In essence, SAG is a gang of prissy millionaires all threatening to go on strike because they don’t get paid enough.
But it’s more than that, you know – SAG also holds an incredibly important awards ceremony each year, too. The SAG awards help to dictate the Oscar winners each year, by basically copying the Golden Globes and then standing around hoping that nobody notices. Which, so far, they haven’t.
And, as such, the big winner at last night’s SAG awards was Slumdog Millionaire, which not only won Best Picture, but also Best First Half Of A Movie and Drippiest Ending.
You’d think that SAG had better things to do than hold awards shows at the moment, wouldn’t you? The union is currently poised on the verge of a civil war over a potential strike that could lead to the unthinkable – that’s right, a slightly longer wait than usual to see films that you weren’t even bothered to see in the first place. It’s literally a nightmare.
But still, last night’s SAG awards gave the acting community a rare day off from the stresses of its strike impasse to do the one thing that it does better than anyone else – throw on some nice clothes and crow on forever about how brilliant and important it is.
And, make no mistake, the SAG awards are important – they’re a heavy indicator to the results of the Oscars, along with only three or four thousand other smug, attention-seeking movie awards shows that tend to take place at this time of year. So with this in mind, who came out on top at last night’s SAG awards?
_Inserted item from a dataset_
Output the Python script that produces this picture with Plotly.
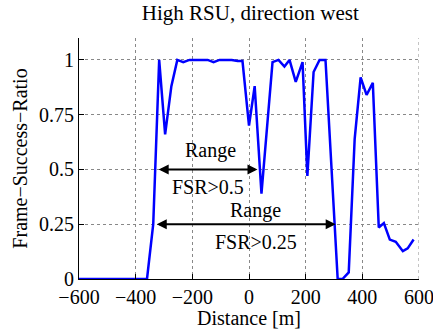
import plotly.graph_objects as go

distance = [-600, -360, -338, -317, -296, -274, -253, -232, -210, -189, -168, -146,
            -125, -104, -82, -61, -40, -23, 0, 20, 44, 83, 104, 125, 143, 165, 189,
            206, 228, 249, 270, 313, 330, 352, 373, 394, 415, 437, 458, 476, 497,
            518, 543, 560, 581]
fsr = [0, 0, 0.25, 1.0, 0.66, 0.88, 1.0, 0.99, 1.0, 1.0, 1.0, 1.0,
       0.99, 1.0, 1.0, 1.0, 0.995, 0.995, 0.70, 0.88, 0.39, 0.99, 1.0, 0.97, 1.0, 0.90, 0.99,
       0.47, 0.945, 1.0, 1.0, 0, 0, 0.03, 0.64, 0.92, 0.84, 0.895, 0.235, 0.255, 0.18,
       0.17, 0.127, 0.14, 0.18]

x_ticks = [-600, -400, -200, 0, 200, 400, 600]
y_ticks = [0, 0.25, 0.5, 0.75, 1]
y_tick_labels = ["0", "0.25", "0.5", "0.75", "1"]

range_05 = (-324, 30, 0.5)
range_025 = (-331, 306, 0.25)

FONT = "Liberation Serif, Times New Roman, serif"
GRID = "#888"

fig = go.Figure()
fig.add_trace(go.Scatter(x=distance, y=fsr, mode="lines",
                         line=dict(color="#0000ff", width=2.5), showlegend=False,
                         hoverinfo="skip"))

# right-edge grid line (plotly omits grid lines on the range boundary)
fig.add_shape(type="line", xref="x", yref="paper", x0=x_ticks[-1], x1=x_ticks[-1],
              y0=0, y1=1, line=dict(color=GRID, width=1, dash="dot"), layer="below")

for x0, x1, yv in [range_05, range_025]:
    fig.add_annotation(x=x1, y=yv, ax=x0, ay=yv, xref="x", yref="y", axref="x", ayref="y",
                       text="", showarrow=True, arrowhead=2, arrowside="end+start",
                       arrowsize=1, arrowwidth=2, arrowcolor="black")

labels = [(-136, 0.586, "Range"), (-146, 0.418, "FSR>0.5"),
          (23, 0.314, "Range"), (23, 0.168, "FSR>0.25")]
for lx, ly, lt in labels:
    fig.add_annotation(x=lx, y=ly, xref="x", yref="y", text=lt, showarrow=False,
                       font=dict(family=FONT, size=20, color="black"))

axis_common = dict(showline=True, linecolor="black", linewidth=1, ticks="inside",
                   ticklen=5, tickcolor="black", showgrid=True, gridcolor=GRID,
                   griddash="dot", gridwidth=1, zeroline=False, mirror=False,
                   automargin=False, ticklabeloverflow="allow",
                   tickfont=dict(family=FONT, size=20, color="black"))

fig.update_layout(
    width=433, height=329,
    margin=dict(l=79, r=14, t=38, b=50),
    paper_bgcolor="white", plot_bgcolor="white",
    font=dict(family=FONT, size=20, color="black"),
    hovermode=False,
    title=dict(text="High RSU, direction west", x=0.578, xanchor="center",
               y=1 - 13 / 329, yanchor="middle", yref="container",
               font=dict(family=FONT, size=21, color="black")),
    xaxis=dict(range=[-600, 600], tickvals=x_ticks, **axis_common,
               title=dict(text="Distance [m]", standoff=0,
                          font=dict(family=FONT, size=20, color="black"))),
    yaxis=dict(range=[0, 1.1], tickvals=y_ticks, ticktext=y_tick_labels, **axis_common,
               title=dict(text="Frame−Success−Ratio", standoff=6,
                          font=dict(family=FONT, size=20, color="black"))),
)

fig.write_html("out.html", config={"displayModeBar": False},
               post_script="document.body.style.margin='0';")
Well, we’ll start by dismissing the Best Actor and Best Actress awards, because they were won by Sean Penn and Meryl Streep – both such icons of the acting community that they probably still would have won had they starred in that air freshener commercial about the boy who gets offended at how much his poo stinks.
The Best Supporting Actor and Best Supporting Actress SAG awards were also pretty much an inevitability – Heath Ledger won his for The Dark Knight while Kate Winslet won hers for Nazi Girls Gone Wild, or whatever that film of hers is called.
And, really, that just left Best Picture. And we’re going to dismiss that as well, because Slumdog Millionaire win it and it’s already won all kinds of other awards, plus the ending’s a bit wet and we can’t help shaking the feeling that people only give it awards so that they can gloat about their own diverse tastes in movies afterwards because of all the brown people that are in it.
So that’s it, really. The SAG awards were a bit of a washout, with awards either going to established awards favourites or the usual cast of Serious And Respected Actors. And nobody even took the time to indulge in the most SAG-y pasttime of all – literally comparing themselves to God. Did they, Variety?
“I don’t mean to embarrass anybody by comparing the actor to God, but once we’ve taken the role, we have a similar responsibility to breathe life into that role, and only the actor can do that.”
Thank you, James Earl Jones. You had us worried there for a minute.